Agent-based petitions and ongoing work arrangements
Colombian filmmakers who have established enough U.S. professional connections to generate ongoing work — multiple U.S. projects, festival connections, and professional relationships with recognized producers — may benefit from an agent-based O-1B petition arrangement rather than a single-employer petition. The agent petitioner structure at 8 C.F.R. § 214.2(o)(2)(iv)(E) allows a management company, talent agency, or authorized agent to petition on behalf of a filmmaker whose work involves multiple engagements with different producers, studios, or networks, provided that the petition includes evidence of proposed work or a general description of the professional activities to be undertaken.
The practical advantage of the agent petition for a working filmmaker is flexibility: an O-1B approved under an agent petition is not tied to a single employer, and the filmmaker can accept work from multiple U.S. clients without requiring a new or amended petition for each engagement. This is particularly valuable for documentary filmmakers, commercials directors, and cinematographers whose work involves multiple short-term project engagements. The agent petition requires that the agent or management company maintain a list of the filmmaker's engagements and maintain the petitioner role throughout the validity of the O-1B, which in practice requires an ongoing professional relationship between the filmmaker and the petitioning agent.

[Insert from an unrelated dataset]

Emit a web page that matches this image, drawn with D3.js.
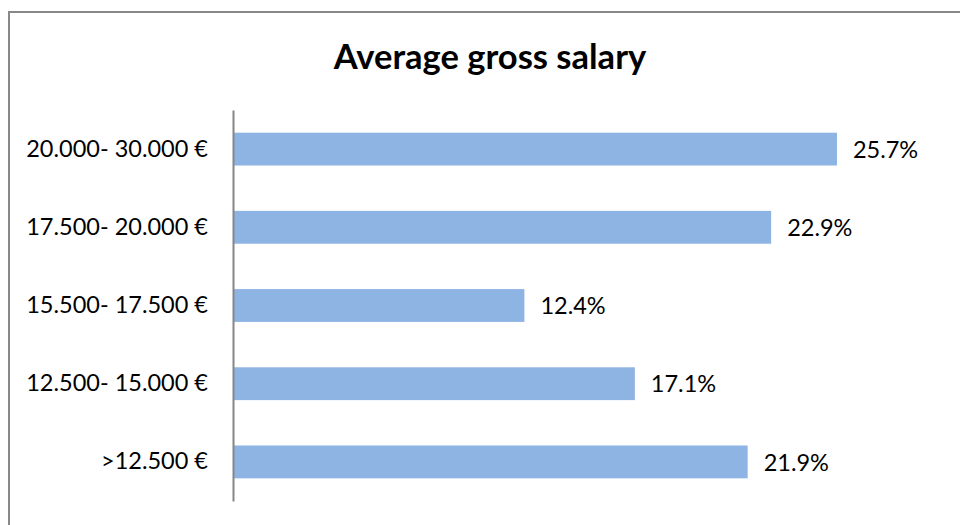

For Colombian filmmakers who do not yet have an established U.S. agent relationship, the initial O-1B is typically filed by a specific U.S. employer — a production company, studio, or network — that has offered a specific production engagement. After the initial O-1B approval and the establishment of a U.S. professional track record, subsequent O-1B extensions can be filed by the same employer for additional projects or by an agent who takes on the petitioner role for ongoing multi-employer work. The trajectory from single-employer petition to agent petition typically occurs as the filmmaker builds enough U.S. industry connections to have consistent demand from multiple clients, which is itself a marker of the career progression that the O-1B standard requires.